Before the holiday season rolled around, Jennifer, a 25-year-old account executive, in her first year with
a small corporate travel agency, began to fret.
What was the company’s gift-giving policy, she wondered, and how much should she allocate for the
holiday season? After all, Campbell was on a tight budget, yet wanted to follow proper protocol.
A week after Thanksgiving last year, Bill, a 40-year-old manager and father of three, was approached by
the office administrator to buy a gift for the company owner. While Jones was more than ready to chip
in a few dollars, he was surprised when asked to pony up 100 bucks.
Earlier in the week, Jones had been asked to chip in $50 for the company’s charity, and had drawn the
name of a co-worker, for whom he was expected to give a $25 gift. Even though Jones quickly
calculated that his annual raise didn’t cover the increase in inflation, he handed a check to the office
administrator. Jones never knew what the gift was, and never heard a word of thanks from the reclusive
Handling sticky situations
“The holidays can create anxiety for office employees, especially when hefty pressure is placed on
them, many of whom are already struggling to meet ordinary demands,” said Danny E. Daniel, EAP
consultant of Behavioral Health Specialists in Ridgeland.

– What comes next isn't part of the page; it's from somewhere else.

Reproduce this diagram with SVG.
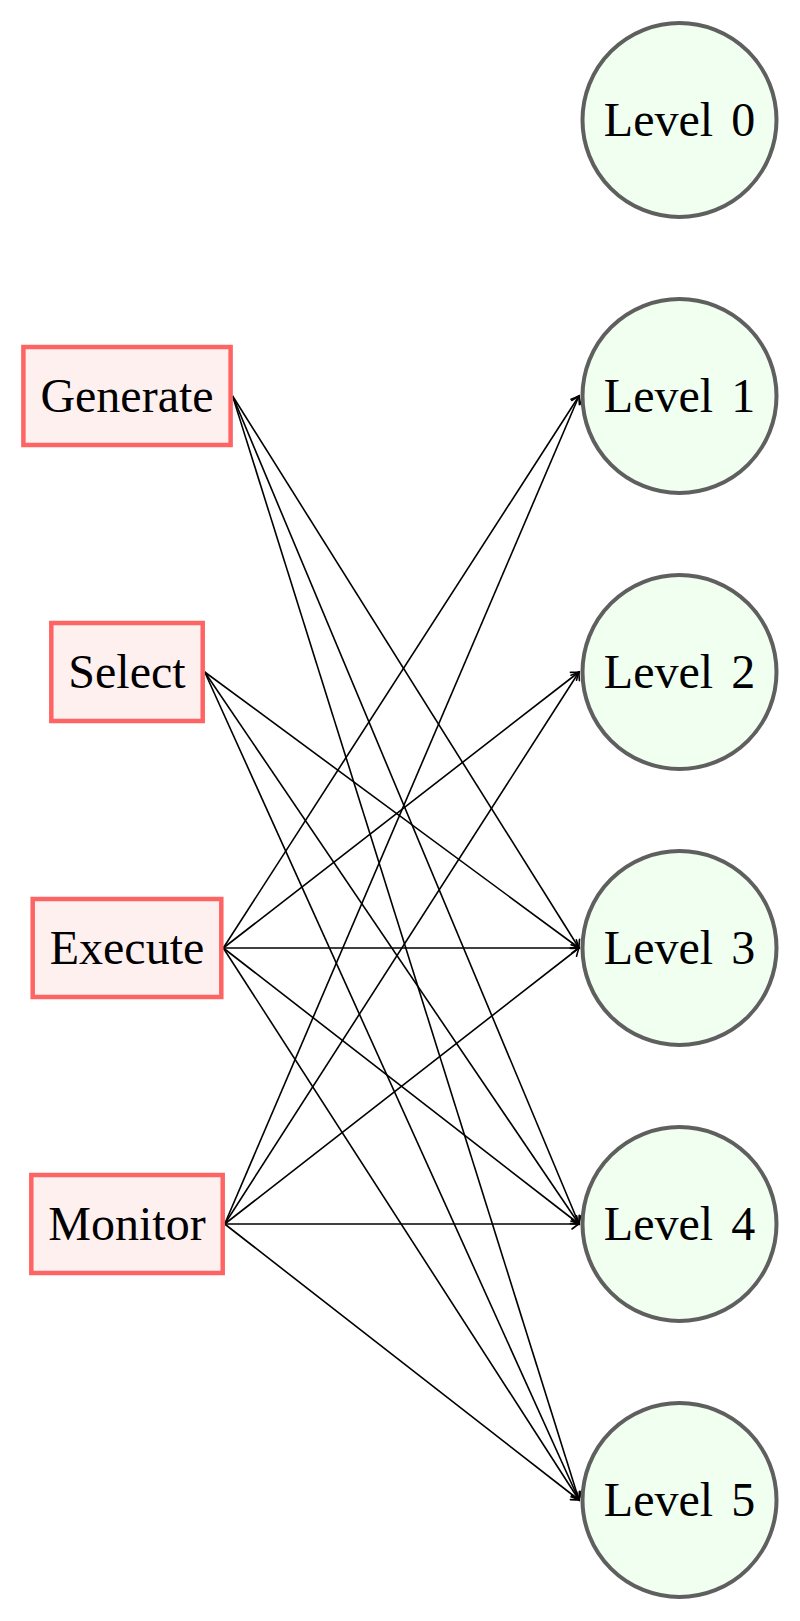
<svg xmlns="http://www.w3.org/2000/svg" width="800" height="1621" viewBox="0 0 800 1621">
<style>
.box{fill:#FFF0F0;stroke:#FF6464;stroke-width:4.5}
.lvl{fill:#F0FFF0;stroke:#5F5F5F;stroke-width:4}
.t{font-family:"Liberation Serif","Times New Roman",serif;font-size:48px;fill:#000;text-anchor:middle}
.lt{word-spacing:6px}
.e{stroke:#000;stroke-width:1.6;fill:none;marker-end:url(#ah)}
</style>
<defs>
<marker id="ah" markerUnits="userSpaceOnUse" markerWidth="14" markerHeight="14" viewBox="-10 -7 12 14" refX="0" refY="0" orient="auto">
<path d="M -7 -5 Q -2 -1.2 0 0 Q -2 1.2 -7 5" fill="none" stroke="#000" stroke-width="1.6" stroke-linecap="round"/>
</marker>
</defs>
<g id="connectors">
<line class="e" x1="232.6" y1="396" x2="579" y2="948"/>
<line class="e" x1="232.6" y1="396" x2="579" y2="1224"/>
<line class="e" x1="232.6" y1="396" x2="579" y2="1500"/>
<line class="e" x1="204.7" y1="672" x2="579" y2="948"/>
<line class="e" x1="204.7" y1="672" x2="579" y2="1224"/>
<line class="e" x1="204.7" y1="672" x2="579" y2="1500"/>
<line class="e" x1="223.3" y1="948" x2="579" y2="396"/>
<line class="e" x1="223.3" y1="948" x2="579" y2="672"/>
<line class="e" x1="223.3" y1="948" x2="579" y2="948"/>
<line class="e" x1="223.3" y1="948" x2="579" y2="1224"/>
<line class="e" x1="223.3" y1="948" x2="579" y2="1500"/>
<line class="e" x1="224.7" y1="1224" x2="579" y2="396"/>
<line class="e" x1="224.7" y1="1224" x2="579" y2="672"/>
<line class="e" x1="224.7" y1="1224" x2="579" y2="948"/>
<line class="e" x1="224.7" y1="1224" x2="579" y2="1224"/>
<line class="e" x1="224.7" y1="1224" x2="579" y2="1500"/>
</g>
<g id="generate"><rect class="box" x="23.4" y="347" width="207.2" height="98"/><text class="t" x="127" y="412">Generate</text></g>
<g id="select"><rect class="box" x="51.3" y="623" width="151.4" height="98"/><text class="t" x="127" y="688">Select</text></g>
<g id="execute"><rect class="box" x="32.7" y="899" width="188.6" height="98"/><text class="t" x="127" y="964">Execute</text></g>
<g id="monitor"><rect class="box" x="31.3" y="1175" width="191.4" height="98"/><text class="t" x="127" y="1240">Monitor</text></g>
<g id="level0"><circle class="lvl" cx="679.5" cy="120" r="97"/><text class="t lt" x="679.5" y="136">Level 0</text></g>
<g id="level1"><circle class="lvl" cx="679.5" cy="396" r="97"/><text class="t lt" x="679.5" y="412">Level 1</text></g>
<g id="level2"><circle class="lvl" cx="679.5" cy="672" r="97"/><text class="t lt" x="679.5" y="688">Level 2</text></g>
<g id="level3"><circle class="lvl" cx="679.5" cy="948" r="97"/><text class="t lt" x="679.5" y="964">Level 3</text></g>
<g id="level4"><circle class="lvl" cx="679.5" cy="1224" r="97"/><text class="t lt" x="679.5" y="1240">Level 4</text></g>
<g id="level5"><circle class="lvl" cx="679.5" cy="1500" r="97"/><text class="t lt" x="679.5" y="1516">Level 5</text></g>
</svg>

“In this case, Bill was given no choice, and it was an underhanded tactic by a supervisor, which was not
right. At that point, his giving was probably motivated by guilt. One hundred dollars may be chump
change to a large corporation, but individually, it’s a lot. Even though a situation like this is uncommon,
it does occur.”
In Jennifer’s situation, it’s entirely appropriate to ask questions to determine office policy, Daniels said.
“But many times, for some reason, employees who are normally assertive in their jobs are timid when
approaching this topic,” he said.
So much sentiment is tied to the holidays that many times people go beyond their means, often piling up
credit card debt that can take a year to pay off, just in time to start the process all over again, Daniel said.
“I’m sure gift giving at Christmas can really get out of hand in an office,” said Pam Chatham,
Congressional Liaison for Disability Determination Services of the Department of Rehabilitation
Services in Jackson. “My situation is unique as I take leave for the month of December and miss all of
the hoopla associated with the holidays in the office and at home. We will leave Dec. 2 this year and not
return until the 30th when all of the activities are over with. It’s wonderful…absolutely no stress!”
Approximately 220 employees work in the same department as Chatham, where there is no set
“I exchange gifts with three persons that I am especially close to,” she said. “As a matter of fact, one
of the girls brought my Christmas present (early) because she wanted me to enjoy it before I left on my
trip and it is something that I’ve really been wanting for my kitchen. I personally prefer to give
‘happys’ throughout the year. It’s more meaningful to me and to the recipient when you think of them
regardless of the season.”
Jean Coppenbarger of BellSouth said gift giving in her office has been handled differently from year to
“Some years, we’ve not exchanged gifts, although some may bring small gifts, such as homemade
candy and cookies, or soaps and candles, to give everyone,” she said. “The boss has said he doesn’t
want us to give him anything. But we got together and bought him a gift certificate for dinner at an
upscale restaurant and then the next year a gift certificate to Edwin Watts. I think he likes the gift
certificate idea. But we’ve recently had some organizational changes so I don’t know what is going to
happen this year.”
Exchanging gifts has often been handled by drawing names or numbers and setting a modest limit,
“Drawing names is easy and we’ve done that several years,” she said. “One year, when we had only
ladies in the office, we drew numbers. You brought a wrapped gift on the designated day with the
number on it, then everyone took a turn and drew a number out of a basket and opened the
corresponding gift. Of course, if you drew the same number of the gift you wrapped, you took another
“Both ways we limited the purchase amount – $10 I think, which was also fun to see what bargains you
could buy under the limit,” she said. “For antique lovers, the purchasers would go to bargain stores
and garage sales to stay under the $10 limit. The bargain hunting stories were enjoyed by the group as
much as the presents. One year, I received a ‘yard art’ piece that my co-worker had bought at a bargain
hunter’s dream sale. I think the retail was about $25!”
Opting for charity
Melinda Laird, spokesperson for Cellular South, said employees often skip exchanging gifts, and
instead donate time or money to community projects.
“With our strong commitment to the communities we serve, our employees prefer to focus efforts
during the holidays on things that help the community,” Laird said. “For example, in Jackson, we are
joining the annual Thanksgiving food drive for Stewpot Community Services and Gateway Rescue
Missions and supporting the Salvation Army stocking stuffers during the rest of the holiday season.”
Like many small businesses, the staff in Daniels’ office is comprised of so few people that there is no
formal policy and procedure for gift giving.
“We will probably purchase gifts for each other – moderately priced, of course,” Daniels said.